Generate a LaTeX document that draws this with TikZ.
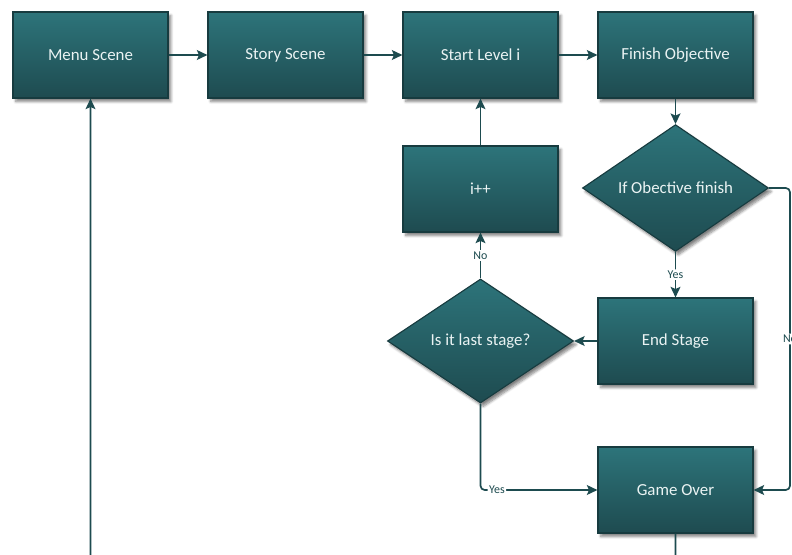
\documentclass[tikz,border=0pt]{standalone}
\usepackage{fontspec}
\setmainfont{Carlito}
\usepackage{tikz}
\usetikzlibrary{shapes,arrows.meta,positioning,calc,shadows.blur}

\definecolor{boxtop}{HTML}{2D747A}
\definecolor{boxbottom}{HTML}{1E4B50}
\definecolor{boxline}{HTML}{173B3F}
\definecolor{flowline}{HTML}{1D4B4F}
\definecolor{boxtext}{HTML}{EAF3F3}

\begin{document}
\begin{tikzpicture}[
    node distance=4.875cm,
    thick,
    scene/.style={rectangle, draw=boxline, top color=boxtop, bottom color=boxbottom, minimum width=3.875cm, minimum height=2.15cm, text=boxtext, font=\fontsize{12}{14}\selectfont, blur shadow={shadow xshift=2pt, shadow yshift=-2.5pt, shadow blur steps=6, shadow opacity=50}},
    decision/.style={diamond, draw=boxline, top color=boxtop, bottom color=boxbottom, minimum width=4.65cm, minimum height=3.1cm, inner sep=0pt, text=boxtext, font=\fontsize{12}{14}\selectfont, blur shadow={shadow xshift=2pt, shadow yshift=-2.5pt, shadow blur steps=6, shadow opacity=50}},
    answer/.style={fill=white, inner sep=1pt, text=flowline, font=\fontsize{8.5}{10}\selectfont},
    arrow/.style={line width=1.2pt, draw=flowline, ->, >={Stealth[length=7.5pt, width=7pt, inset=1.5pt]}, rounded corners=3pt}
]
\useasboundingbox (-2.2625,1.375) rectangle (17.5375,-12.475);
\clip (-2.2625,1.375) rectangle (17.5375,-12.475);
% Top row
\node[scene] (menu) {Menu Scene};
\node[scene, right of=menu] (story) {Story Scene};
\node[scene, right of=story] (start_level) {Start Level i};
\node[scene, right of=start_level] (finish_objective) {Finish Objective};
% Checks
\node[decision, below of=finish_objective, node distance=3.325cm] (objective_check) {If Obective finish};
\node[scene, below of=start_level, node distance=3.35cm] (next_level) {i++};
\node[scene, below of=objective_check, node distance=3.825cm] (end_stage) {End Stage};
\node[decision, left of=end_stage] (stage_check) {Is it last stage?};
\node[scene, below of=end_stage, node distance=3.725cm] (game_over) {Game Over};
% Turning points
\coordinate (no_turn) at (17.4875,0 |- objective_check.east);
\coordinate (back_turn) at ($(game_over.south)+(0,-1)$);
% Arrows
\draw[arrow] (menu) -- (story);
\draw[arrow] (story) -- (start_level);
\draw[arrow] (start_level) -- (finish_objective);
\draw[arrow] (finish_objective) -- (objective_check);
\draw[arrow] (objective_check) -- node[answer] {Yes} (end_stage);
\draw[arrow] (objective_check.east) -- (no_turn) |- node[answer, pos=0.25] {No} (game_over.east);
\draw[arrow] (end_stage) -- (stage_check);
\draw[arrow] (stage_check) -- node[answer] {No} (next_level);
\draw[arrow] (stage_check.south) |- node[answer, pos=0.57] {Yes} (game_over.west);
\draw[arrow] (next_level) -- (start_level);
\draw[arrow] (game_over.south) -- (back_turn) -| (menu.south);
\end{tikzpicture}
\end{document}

==

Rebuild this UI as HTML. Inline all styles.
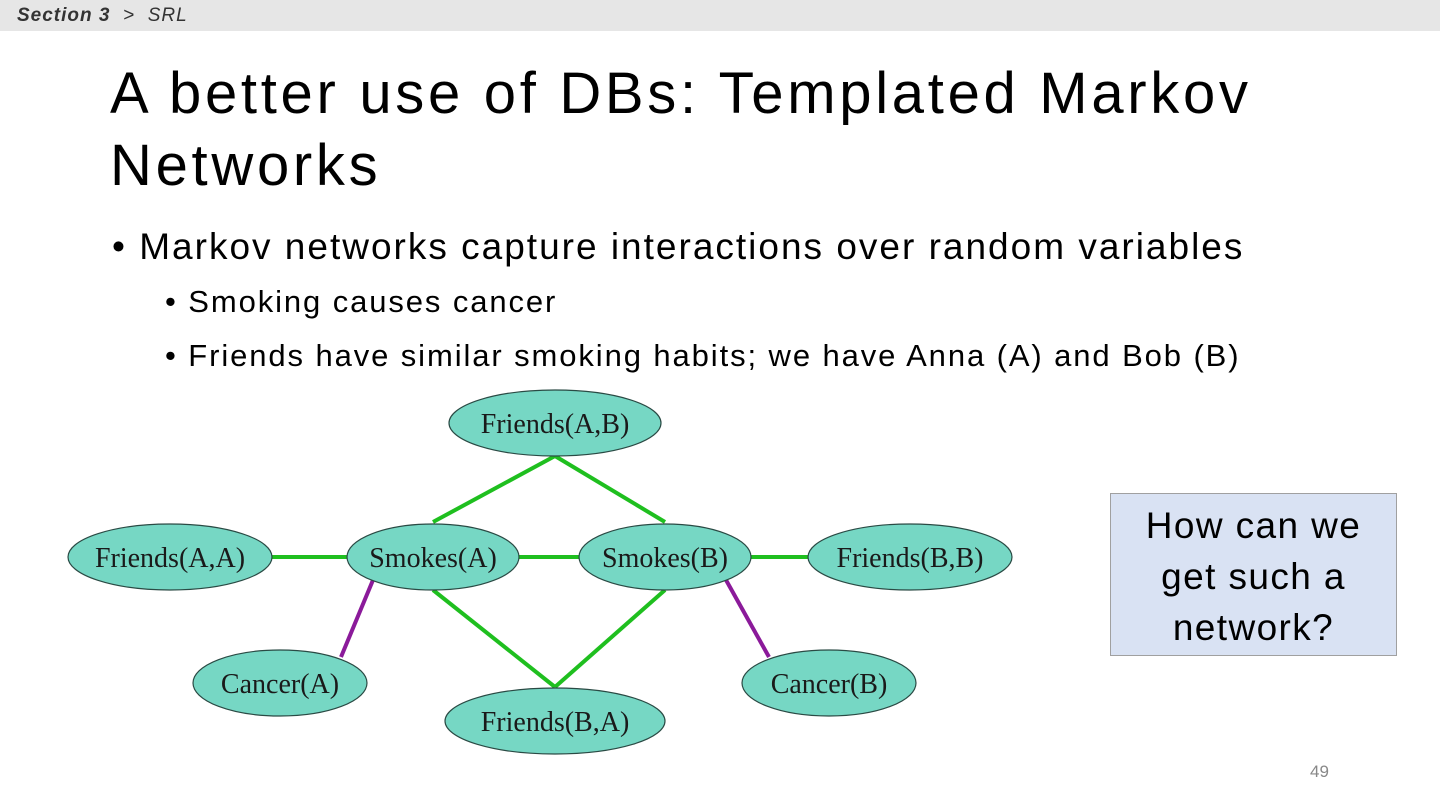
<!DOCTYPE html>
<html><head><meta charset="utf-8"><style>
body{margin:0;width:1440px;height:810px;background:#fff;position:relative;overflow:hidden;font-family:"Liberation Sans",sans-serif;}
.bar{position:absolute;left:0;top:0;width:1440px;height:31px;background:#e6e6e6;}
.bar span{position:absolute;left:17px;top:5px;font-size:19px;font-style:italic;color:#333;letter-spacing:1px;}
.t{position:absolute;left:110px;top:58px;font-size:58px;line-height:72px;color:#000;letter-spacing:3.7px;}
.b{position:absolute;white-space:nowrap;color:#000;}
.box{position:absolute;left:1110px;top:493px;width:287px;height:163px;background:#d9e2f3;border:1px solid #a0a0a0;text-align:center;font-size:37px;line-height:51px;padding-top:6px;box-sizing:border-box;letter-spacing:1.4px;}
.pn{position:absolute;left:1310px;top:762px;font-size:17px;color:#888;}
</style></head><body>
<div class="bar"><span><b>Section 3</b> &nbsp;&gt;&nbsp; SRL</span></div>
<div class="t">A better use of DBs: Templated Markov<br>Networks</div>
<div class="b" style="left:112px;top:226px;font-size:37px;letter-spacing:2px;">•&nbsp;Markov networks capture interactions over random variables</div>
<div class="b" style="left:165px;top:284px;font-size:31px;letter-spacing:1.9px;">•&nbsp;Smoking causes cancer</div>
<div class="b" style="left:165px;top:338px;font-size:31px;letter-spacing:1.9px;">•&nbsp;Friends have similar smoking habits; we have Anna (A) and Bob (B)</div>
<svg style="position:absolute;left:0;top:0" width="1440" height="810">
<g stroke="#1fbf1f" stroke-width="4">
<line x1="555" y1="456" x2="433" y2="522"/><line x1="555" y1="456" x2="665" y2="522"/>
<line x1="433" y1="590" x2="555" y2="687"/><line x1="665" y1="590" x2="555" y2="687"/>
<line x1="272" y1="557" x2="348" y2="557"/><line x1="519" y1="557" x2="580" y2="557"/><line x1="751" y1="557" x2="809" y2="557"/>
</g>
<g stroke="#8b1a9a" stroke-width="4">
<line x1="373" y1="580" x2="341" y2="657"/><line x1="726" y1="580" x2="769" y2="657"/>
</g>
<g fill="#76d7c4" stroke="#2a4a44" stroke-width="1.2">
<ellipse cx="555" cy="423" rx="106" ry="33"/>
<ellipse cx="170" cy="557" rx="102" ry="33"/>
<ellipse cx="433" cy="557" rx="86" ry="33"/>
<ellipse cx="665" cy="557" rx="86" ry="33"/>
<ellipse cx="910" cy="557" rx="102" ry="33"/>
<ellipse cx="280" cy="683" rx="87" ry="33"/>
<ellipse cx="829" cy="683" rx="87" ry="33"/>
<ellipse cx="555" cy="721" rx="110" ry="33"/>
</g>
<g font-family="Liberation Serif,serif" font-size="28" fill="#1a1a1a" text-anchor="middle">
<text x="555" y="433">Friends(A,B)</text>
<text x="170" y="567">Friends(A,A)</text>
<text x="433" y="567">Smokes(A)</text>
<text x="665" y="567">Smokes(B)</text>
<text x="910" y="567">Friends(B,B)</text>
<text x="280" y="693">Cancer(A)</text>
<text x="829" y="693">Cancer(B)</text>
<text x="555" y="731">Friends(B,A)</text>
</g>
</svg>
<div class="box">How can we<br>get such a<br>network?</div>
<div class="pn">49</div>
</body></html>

» **AIM**: From the records, copy every line that has the string "this" in it.

» **THE RESULT**:
Generate a LaTeX document that draws this with TikZ.
Rebuild this UI as HTML. Inline all styles.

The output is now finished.